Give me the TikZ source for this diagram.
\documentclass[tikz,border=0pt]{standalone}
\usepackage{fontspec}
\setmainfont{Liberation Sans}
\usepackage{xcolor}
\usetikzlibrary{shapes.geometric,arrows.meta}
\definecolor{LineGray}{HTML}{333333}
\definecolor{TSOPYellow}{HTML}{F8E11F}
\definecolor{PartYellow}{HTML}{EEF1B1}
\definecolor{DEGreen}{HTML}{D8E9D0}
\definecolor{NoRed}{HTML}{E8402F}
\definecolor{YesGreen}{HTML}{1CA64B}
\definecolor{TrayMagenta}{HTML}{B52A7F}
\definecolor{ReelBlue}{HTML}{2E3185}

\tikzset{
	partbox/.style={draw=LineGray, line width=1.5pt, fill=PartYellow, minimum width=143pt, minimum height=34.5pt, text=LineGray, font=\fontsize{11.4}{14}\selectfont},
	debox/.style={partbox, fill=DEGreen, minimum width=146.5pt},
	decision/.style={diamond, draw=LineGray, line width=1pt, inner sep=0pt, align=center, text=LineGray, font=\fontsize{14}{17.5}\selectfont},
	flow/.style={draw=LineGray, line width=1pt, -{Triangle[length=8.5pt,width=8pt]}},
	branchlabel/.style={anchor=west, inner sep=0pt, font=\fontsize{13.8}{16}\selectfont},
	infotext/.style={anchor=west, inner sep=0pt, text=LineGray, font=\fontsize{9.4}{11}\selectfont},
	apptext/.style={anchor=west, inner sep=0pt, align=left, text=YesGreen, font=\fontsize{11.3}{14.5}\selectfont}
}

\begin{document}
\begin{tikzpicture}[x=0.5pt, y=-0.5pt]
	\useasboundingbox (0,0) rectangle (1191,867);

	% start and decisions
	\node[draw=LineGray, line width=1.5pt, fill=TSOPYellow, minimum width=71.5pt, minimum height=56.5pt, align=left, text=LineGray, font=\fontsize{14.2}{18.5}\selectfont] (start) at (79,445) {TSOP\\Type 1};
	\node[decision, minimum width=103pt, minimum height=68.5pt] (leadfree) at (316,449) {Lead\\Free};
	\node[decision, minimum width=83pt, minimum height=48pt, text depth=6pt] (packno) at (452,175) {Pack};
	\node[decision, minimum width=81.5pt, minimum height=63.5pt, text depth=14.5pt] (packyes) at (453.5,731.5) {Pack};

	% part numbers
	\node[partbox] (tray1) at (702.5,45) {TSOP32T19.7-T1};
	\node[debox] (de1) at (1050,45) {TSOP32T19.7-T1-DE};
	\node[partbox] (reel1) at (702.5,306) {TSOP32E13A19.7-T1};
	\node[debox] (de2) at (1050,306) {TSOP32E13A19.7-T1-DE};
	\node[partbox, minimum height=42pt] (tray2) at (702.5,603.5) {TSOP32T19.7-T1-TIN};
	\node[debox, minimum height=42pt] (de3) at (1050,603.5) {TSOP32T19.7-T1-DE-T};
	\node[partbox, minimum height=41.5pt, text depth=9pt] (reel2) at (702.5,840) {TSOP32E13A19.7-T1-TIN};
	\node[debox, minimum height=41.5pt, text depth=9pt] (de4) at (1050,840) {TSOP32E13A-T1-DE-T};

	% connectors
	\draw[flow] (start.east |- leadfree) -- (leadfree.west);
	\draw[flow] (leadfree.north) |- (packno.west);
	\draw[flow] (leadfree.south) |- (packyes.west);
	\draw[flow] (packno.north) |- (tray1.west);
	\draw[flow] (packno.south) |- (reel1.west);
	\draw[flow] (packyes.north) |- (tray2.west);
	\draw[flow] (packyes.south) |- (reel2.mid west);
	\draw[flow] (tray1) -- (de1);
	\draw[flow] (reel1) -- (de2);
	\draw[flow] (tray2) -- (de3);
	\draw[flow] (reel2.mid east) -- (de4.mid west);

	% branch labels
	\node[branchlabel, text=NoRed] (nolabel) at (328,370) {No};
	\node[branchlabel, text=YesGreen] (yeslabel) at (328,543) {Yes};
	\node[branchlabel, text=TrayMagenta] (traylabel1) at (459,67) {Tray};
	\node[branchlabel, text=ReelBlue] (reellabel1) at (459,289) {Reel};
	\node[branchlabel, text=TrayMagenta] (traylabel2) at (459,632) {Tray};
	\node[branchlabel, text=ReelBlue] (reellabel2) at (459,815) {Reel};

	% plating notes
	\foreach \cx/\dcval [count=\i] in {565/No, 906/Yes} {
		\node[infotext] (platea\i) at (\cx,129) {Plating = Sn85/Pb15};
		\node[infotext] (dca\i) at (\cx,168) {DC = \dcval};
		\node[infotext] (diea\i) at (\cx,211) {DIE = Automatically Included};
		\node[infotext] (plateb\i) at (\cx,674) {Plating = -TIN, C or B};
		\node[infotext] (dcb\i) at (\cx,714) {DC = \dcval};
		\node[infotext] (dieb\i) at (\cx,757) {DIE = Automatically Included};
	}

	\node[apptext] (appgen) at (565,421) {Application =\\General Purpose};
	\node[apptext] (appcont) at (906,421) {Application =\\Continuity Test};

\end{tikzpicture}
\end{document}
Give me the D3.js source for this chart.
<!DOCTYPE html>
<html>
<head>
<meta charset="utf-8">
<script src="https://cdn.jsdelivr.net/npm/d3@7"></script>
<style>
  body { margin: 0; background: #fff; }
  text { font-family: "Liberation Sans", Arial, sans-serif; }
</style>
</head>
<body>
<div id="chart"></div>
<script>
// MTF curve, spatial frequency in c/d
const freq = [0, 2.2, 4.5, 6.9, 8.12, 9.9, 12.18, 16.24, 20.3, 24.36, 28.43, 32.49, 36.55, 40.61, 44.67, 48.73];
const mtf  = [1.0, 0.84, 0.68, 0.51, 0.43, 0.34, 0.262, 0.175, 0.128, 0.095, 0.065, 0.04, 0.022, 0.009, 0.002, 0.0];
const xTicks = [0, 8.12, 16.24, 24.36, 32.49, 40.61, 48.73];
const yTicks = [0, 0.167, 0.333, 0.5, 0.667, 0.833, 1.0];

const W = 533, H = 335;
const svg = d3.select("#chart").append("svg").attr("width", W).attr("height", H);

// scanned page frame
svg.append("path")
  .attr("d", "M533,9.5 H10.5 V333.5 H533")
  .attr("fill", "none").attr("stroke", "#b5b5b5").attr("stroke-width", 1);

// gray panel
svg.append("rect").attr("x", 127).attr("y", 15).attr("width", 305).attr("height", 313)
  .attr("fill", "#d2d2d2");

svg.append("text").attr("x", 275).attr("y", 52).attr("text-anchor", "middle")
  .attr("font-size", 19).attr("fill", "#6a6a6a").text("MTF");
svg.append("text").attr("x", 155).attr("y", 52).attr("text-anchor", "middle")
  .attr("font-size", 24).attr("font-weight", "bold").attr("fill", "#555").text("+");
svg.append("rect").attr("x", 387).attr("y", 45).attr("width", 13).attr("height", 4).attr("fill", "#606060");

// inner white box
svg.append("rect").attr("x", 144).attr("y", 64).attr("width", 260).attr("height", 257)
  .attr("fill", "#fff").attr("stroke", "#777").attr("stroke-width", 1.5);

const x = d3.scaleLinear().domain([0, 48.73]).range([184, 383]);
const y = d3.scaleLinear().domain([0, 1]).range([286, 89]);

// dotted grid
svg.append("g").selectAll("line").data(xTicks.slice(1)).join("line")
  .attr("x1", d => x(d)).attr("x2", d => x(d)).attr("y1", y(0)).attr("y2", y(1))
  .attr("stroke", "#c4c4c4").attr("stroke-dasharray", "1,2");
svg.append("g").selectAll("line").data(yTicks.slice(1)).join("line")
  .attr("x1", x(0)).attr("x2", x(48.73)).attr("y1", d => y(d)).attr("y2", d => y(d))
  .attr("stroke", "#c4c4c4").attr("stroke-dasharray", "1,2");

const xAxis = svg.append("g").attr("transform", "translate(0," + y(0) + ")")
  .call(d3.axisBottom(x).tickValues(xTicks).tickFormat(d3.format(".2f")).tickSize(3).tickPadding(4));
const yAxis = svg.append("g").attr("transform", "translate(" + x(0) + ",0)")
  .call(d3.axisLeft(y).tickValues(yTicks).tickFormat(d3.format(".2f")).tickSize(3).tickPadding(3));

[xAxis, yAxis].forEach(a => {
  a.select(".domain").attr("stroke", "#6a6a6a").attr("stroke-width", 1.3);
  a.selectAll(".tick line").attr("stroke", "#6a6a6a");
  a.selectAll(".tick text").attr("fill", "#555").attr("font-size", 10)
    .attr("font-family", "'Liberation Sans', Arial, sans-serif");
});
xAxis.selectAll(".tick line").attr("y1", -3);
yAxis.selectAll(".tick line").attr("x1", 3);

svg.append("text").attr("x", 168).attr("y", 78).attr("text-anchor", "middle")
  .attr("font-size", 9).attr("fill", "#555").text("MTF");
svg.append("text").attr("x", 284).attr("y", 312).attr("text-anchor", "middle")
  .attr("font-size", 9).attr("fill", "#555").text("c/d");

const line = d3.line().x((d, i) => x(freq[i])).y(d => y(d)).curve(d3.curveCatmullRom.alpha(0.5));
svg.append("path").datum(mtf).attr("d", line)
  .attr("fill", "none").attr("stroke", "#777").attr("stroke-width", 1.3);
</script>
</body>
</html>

########################################

**Short exercise:** From the listing above, pick out every line containing "Give".

**Complete output:**
Give me the TikZ source for this diagram.
Give me the D3.js source for this chart.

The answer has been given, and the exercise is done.